Spiking neural networks intend to model the way the brain works. In our brain, each neuron has a membrane potential and when a combination of inputs result in this potential to cross a threshold, neuron spikes. These spikes are sparse in time and hence carry a high amount of information. SNNs use this spike timing information for processing. Spiking networks provide solutions to a broad range of specific problems in applied engineering, such as fast signal-processing, event detection, classification, speech recognition, spatial navigation or motor control. To lower the computational costs and to promote large scale simulations of SNNs, we need low-power, highly parallel, low cost and re-programmable hardware. FPGA has held an outstanding performance in low-power and large-scale parallel computing domain. Compared to CPU or GPU which are based on the Von Neumann or Harvard Architecture, FPGA has a more flexible framework to implement algorithms. The instructions and data in FPGA can be designed in a more efficient way without the constraint of fixed architectures, which is suitable for designers to explore the high performance implement approaches in power or computing sensitive fields. FPGA with its inherent parallel architecture and other above-mentioned characteristics is best suitable for this task. Our project is about implementing inference of a Spiking Neural Network on FPGA.
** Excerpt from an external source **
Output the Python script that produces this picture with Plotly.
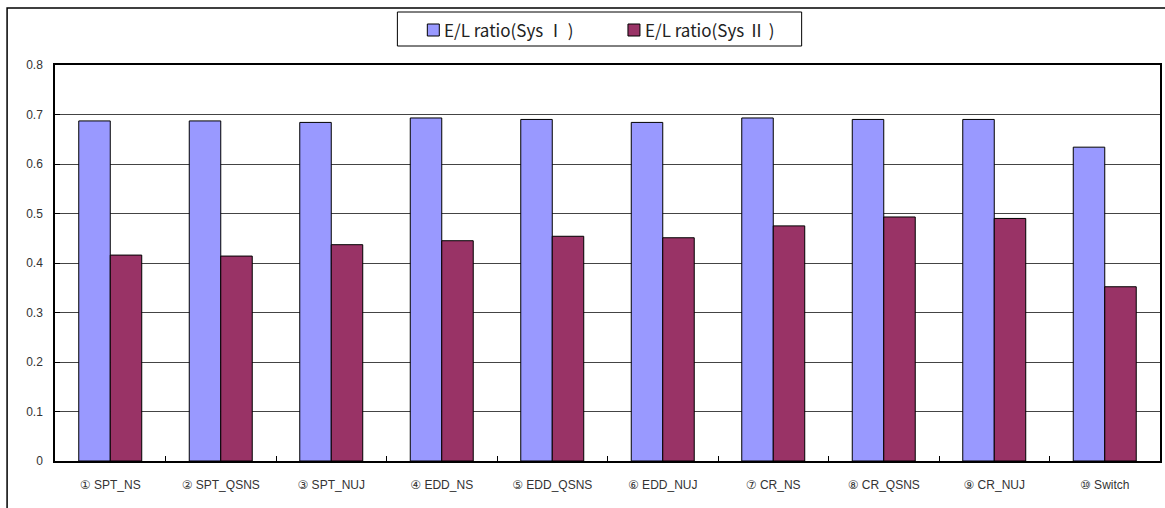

We used PYNQ-Z1 board for our project. PYNQ or Python for ZYNQ is an open source project from Xilinx is a programmable System on Chip (SoC) which integrates a multi-core processor (Dual-core ARM processor) and a Field Programmable Gate Array (FPGA) into a single integrated circuit. It has been widely used for machine learning research and prototyping and doesn't require any ASIC-style design tools to design the programmable hardware. A PYNQ enabled Zynq board can be easily programmed in Jupyter Notebook using Python. In PYNQ, programmable logic circuits are presented as hardware libraries called overlays and these overlays abstract the details of FPGA programming. We chose PYNQ board as it is a new platform and because of its relative ease of use as mentioned above.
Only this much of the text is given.